* **Provided entries**:
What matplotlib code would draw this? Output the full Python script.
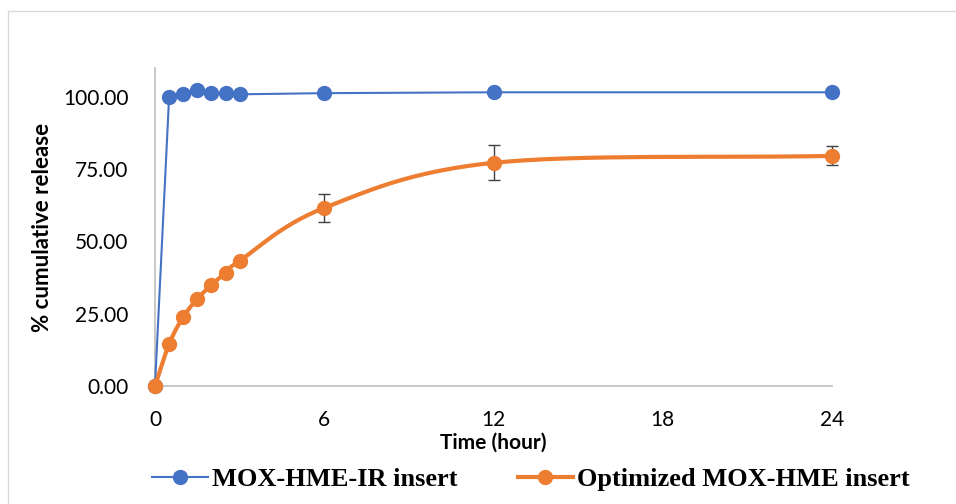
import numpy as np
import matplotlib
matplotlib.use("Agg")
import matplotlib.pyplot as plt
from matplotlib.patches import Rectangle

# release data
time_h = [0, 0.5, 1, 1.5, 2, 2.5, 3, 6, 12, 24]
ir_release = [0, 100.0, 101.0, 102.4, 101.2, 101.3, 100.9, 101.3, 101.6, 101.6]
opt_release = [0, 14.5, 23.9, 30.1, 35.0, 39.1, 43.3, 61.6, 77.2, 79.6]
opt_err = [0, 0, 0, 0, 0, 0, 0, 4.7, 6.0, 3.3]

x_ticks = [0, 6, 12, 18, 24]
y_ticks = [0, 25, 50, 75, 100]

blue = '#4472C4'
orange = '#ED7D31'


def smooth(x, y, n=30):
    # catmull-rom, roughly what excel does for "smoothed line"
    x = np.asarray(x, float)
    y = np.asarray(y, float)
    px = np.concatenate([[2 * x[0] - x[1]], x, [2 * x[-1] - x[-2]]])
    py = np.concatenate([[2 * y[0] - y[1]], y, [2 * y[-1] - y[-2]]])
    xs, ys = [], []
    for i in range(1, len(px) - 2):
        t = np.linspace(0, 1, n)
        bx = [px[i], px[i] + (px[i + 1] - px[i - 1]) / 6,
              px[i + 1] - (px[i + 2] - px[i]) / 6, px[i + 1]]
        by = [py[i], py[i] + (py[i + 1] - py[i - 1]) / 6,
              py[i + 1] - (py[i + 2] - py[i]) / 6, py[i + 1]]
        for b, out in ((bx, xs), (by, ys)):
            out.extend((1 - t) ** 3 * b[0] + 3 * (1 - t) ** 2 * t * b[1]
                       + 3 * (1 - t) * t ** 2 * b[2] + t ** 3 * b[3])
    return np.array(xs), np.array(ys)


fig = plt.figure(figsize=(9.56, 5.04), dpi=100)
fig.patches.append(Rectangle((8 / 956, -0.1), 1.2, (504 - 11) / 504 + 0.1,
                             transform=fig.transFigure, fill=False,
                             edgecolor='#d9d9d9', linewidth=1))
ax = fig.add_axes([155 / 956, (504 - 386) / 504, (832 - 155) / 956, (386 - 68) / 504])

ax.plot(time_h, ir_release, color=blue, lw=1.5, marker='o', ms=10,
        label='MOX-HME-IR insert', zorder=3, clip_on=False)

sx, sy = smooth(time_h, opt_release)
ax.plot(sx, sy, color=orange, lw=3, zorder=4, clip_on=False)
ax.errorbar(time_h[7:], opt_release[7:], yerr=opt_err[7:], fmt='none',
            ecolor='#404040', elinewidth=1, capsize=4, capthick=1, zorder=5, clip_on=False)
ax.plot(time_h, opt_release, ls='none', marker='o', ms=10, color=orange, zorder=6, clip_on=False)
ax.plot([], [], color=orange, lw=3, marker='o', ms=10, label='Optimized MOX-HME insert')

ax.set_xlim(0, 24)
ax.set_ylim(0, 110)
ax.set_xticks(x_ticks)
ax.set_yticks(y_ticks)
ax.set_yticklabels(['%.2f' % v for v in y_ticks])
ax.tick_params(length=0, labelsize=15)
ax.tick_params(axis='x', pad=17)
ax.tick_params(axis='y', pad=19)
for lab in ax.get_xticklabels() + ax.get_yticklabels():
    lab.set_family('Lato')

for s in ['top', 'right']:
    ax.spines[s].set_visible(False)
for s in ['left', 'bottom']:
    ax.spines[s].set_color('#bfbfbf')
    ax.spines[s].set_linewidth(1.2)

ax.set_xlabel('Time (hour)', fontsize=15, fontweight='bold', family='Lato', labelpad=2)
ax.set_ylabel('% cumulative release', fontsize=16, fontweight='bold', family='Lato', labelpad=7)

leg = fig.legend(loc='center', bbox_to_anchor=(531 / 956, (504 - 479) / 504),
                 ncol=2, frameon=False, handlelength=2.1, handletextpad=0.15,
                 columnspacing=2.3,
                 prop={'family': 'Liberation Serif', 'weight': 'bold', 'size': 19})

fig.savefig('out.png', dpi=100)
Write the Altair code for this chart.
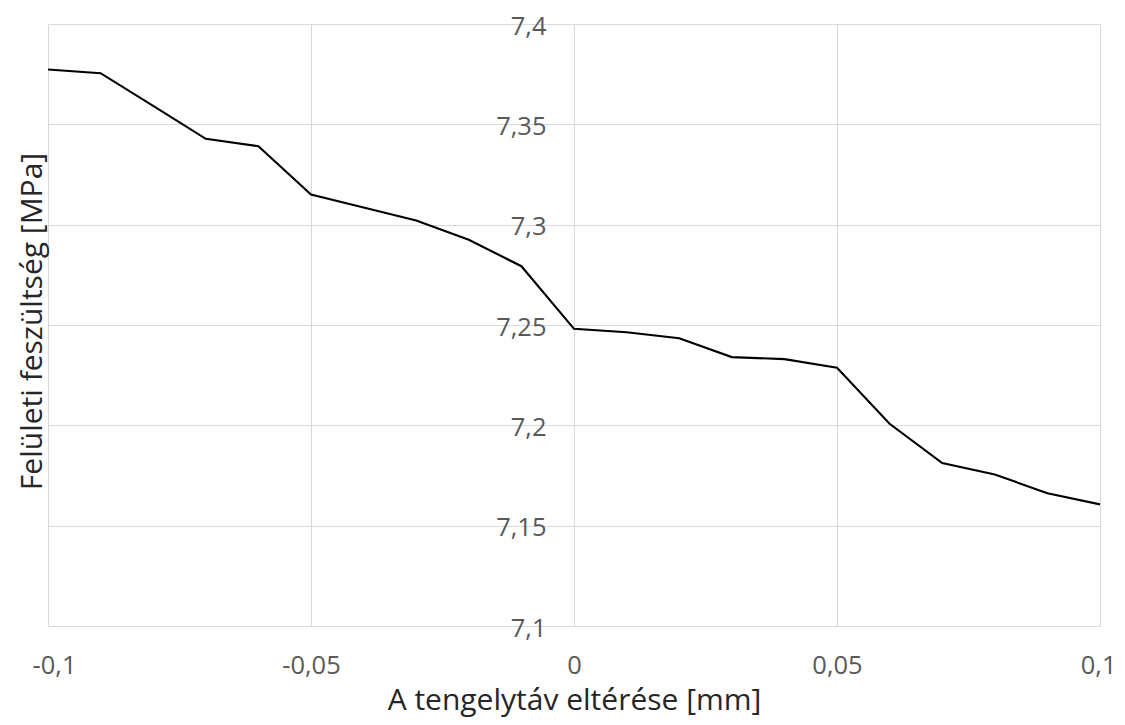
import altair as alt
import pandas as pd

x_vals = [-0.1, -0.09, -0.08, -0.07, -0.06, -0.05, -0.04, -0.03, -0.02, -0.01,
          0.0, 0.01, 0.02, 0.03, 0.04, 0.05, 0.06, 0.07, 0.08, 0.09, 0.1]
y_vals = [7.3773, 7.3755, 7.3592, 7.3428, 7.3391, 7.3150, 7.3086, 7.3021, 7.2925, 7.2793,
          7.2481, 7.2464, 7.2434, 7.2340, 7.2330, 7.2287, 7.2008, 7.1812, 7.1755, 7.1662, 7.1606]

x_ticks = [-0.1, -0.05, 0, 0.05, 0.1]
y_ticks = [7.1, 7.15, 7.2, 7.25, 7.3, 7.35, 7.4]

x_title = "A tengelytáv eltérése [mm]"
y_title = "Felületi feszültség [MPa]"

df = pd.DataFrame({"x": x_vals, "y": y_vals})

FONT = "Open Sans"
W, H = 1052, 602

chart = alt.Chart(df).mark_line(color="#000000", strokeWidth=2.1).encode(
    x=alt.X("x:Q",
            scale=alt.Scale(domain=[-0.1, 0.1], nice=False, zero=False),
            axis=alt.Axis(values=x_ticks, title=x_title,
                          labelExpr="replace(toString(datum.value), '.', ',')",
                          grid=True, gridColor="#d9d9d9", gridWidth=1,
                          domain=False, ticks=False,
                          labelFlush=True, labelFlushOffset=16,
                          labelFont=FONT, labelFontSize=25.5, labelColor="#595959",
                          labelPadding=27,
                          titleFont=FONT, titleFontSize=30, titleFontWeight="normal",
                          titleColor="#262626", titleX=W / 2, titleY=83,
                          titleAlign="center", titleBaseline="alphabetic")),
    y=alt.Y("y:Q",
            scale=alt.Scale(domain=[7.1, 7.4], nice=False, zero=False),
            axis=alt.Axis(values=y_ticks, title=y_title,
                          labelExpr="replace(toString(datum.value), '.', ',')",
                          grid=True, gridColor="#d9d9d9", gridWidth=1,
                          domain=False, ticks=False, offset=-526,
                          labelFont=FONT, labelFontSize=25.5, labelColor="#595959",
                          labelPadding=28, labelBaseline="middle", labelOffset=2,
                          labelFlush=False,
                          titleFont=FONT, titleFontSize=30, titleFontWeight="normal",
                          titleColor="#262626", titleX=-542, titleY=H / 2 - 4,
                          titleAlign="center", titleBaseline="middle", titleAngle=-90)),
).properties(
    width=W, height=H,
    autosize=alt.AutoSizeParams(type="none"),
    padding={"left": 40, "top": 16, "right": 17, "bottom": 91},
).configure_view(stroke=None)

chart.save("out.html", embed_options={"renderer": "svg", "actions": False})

* **What the exercise asks**: Produce an exact copy of each line of data, skipping embedded images.

* **The response**:
What matplotlib code would draw this? Output the full Python script.
import numpy as np
import matplotlib
matplotlib.use("Agg")
import matplotlib.pyplot as plt
from matplotlib.patches import Rectangle

# release data
time_h = [0, 0.5, 1, 1.5, 2, 2.5, 3, 6, 12, 24]
ir_release = [0, 100.0, 101.0, 102.4, 101.2, 101.3, 100.9, 101.3, 101.6, 101.6]
opt_release = [0, 14.5, 23.9, 30.1, 35.0, 39.1, 43.3, 61.6, 77.2, 79.6]
opt_err = [0, 0, 0, 0, 0, 0, 0, 4.7, 6.0, 3.3]

x_ticks = [0, 6, 12, 18, 24]
y_ticks = [0, 25, 50, 75, 100]

blue = '#4472C4'
orange = '#ED7D31'


def smooth(x, y, n=30):
    # catmull-rom, roughly what excel does for "smoothed line"
    x = np.asarray(x, float)
    y = np.asarray(y, float)
    px = np.concatenate([[2 * x[0] - x[1]], x, [2 * x[-1] - x[-2]]])
    py = np.concatenate([[2 * y[0] - y[1]], y, [2 * y[-1] - y[-2]]])
    xs, ys = [], []
    for i in range(1, len(px) - 2):
        t = np.linspace(0, 1, n)
        bx = [px[i], px[i] + (px[i + 1] - px[i - 1]) / 6,
              px[i + 1] - (px[i + 2] - px[i]) / 6, px[i + 1]]
        by = [py[i], py[i] + (py[i + 1] - py[i - 1]) / 6,
              py[i + 1] - (py[i + 2] - py[i]) / 6, py[i + 1]]
        for b, out in ((bx, xs), (by, ys)):
            out.extend((1 - t) ** 3 * b[0] + 3 * (1 - t) ** 2 * t * b[1]
                       + 3 * (1 - t) * t ** 2 * b[2] + t ** 3 * b[3])
    return np.array(xs), np.array(ys)


fig = plt.figure(figsize=(9.56, 5.04), dpi=100)
fig.patches.append(Rectangle((8 / 956, -0.1), 1.2, (504 - 11) / 504 + 0.1,
                             transform=fig.transFigure, fill=False,
                             edgecolor='#d9d9d9', linewidth=1))
ax = fig.add_axes([155 / 956, (504 - 386) / 504, (832 - 155) / 956, (386 - 68) / 504])

ax.plot(time_h, ir_release, color=blue, lw=1.5, marker='o', ms=10,
        label='MOX-HME-IR insert', zorder=3, clip_on=False)

sx, sy = smooth(time_h, opt_release)
ax.plot(sx, sy, color=orange, lw=3, zorder=4, clip_on=False)
ax.errorbar(time_h[7:], opt_release[7:], yerr=opt_err[7:], fmt='none',
            ecolor='#404040', elinewidth=1, capsize=4, capthick=1, zorder=5, clip_on=False)
ax.plot(time_h, opt_release, ls='none', marker='o', ms=10, color=orange, zorder=6, clip_on=False)
ax.plot([], [], color=orange, lw=3, marker='o', ms=10, label='Optimized MOX-HME insert')

ax.set_xlim(0, 24)
ax.set_ylim(0, 110)
ax.set_xticks(x_ticks)
ax.set_yticks(y_ticks)
ax.set_yticklabels(['%.2f' % v for v in y_ticks])
ax.tick_params(length=0, labelsize=15)
ax.tick_params(axis='x', pad=17)
ax.tick_params(axis='y', pad=19)
for lab in ax.get_xticklabels() + ax.get_yticklabels():
    lab.set_family('Lato')

for s in ['top', 'right']:
    ax.spines[s].set_visible(False)
for s in ['left', 'bottom']:
    ax.spines[s].set_color('#bfbfbf')
    ax.spines[s].set_linewidth(1.2)

ax.set_xlabel('Time (hour)', fontsize=15, fontweight='bold', family='Lato', labelpad=2)
ax.set_ylabel('% cumulative release', fontsize=16, fontweight='bold', family='Lato', labelpad=7)

leg = fig.legend(loc='center', bbox_to_anchor=(531 / 956, (504 - 479) / 504),
                 ncol=2, frameon=False, handlelength=2.1, handletextpad=0.15,
                 columnspacing=2.3,
                 prop={'family': 'Liberation Serif', 'weight': 'bold', 'size': 19})

fig.savefig('out.png', dpi=100)
Write the Altair code for this chart.
import altair as alt
import pandas as pd

x_vals = [-0.1, -0.09, -0.08, -0.07, -0.06, -0.05, -0.04, -0.03, -0.02, -0.01,
          0.0, 0.01, 0.02, 0.03, 0.04, 0.05, 0.06, 0.07, 0.08, 0.09, 0.1]
y_vals = [7.3773, 7.3755, 7.3592, 7.3428, 7.3391, 7.3150, 7.3086, 7.3021, 7.2925, 7.2793,
          7.2481, 7.2464, 7.2434, 7.2340, 7.2330, 7.2287, 7.2008, 7.1812, 7.1755, 7.1662, 7.1606]

x_ticks = [-0.1, -0.05, 0, 0.05, 0.1]
y_ticks = [7.1, 7.15, 7.2, 7.25, 7.3, 7.35, 7.4]

x_title = "A tengelytáv eltérése [mm]"
y_title = "Felületi feszültség [MPa]"

df = pd.DataFrame({"x": x_vals, "y": y_vals})

FONT = "Open Sans"
W, H = 1052, 602

chart = alt.Chart(df).mark_line(color="#000000", strokeWidth=2.1).encode(
    x=alt.X("x:Q",
            scale=alt.Scale(domain=[-0.1, 0.1], nice=False, zero=False),
            axis=alt.Axis(values=x_ticks, title=x_title,
                          labelExpr="replace(toString(datum.value), '.', ',')",
                          grid=True, gridColor="#d9d9d9", gridWidth=1,
                          domain=False, ticks=False,
                          labelFlush=True, labelFlushOffset=16,
                          labelFont=FONT, labelFontSize=25.5, labelColor="#595959",
                          labelPadding=27,
                          titleFont=FONT, titleFontSize=30, titleFontWeight="normal",
                          titleColor="#262626", titleX=W / 2, titleY=83,
                          titleAlign="center", titleBaseline="alphabetic")),
    y=alt.Y("y:Q",
            scale=alt.Scale(domain=[7.1, 7.4], nice=False, zero=False),
            axis=alt.Axis(values=y_ticks, title=y_title,
                          labelExpr="replace(toString(datum.value), '.', ',')",
                          grid=True, gridColor="#d9d9d9", gridWidth=1,
                          domain=False, ticks=False, offset=-526,
                          labelFont=FONT, labelFontSize=25.5, labelColor="#595959",
                          labelPadding=28, labelBaseline="middle", labelOffset=2,
                          labelFlush=False,
                          titleFont=FONT, titleFontSize=30, titleFontWeight="normal",
                          titleColor="#262626", titleX=-542, titleY=H / 2 - 4,
                          titleAlign="center", titleBaseline="middle", titleAngle=-90)),
).properties(
    width=W, height=H,
    autosize=alt.AutoSizeParams(type="none"),
    padding={"left": 40, "top": 16, "right": 17, "bottom": 91},
).configure_view(stroke=None)

chart.save("out.html", embed_options={"renderer": "svg", "actions": False})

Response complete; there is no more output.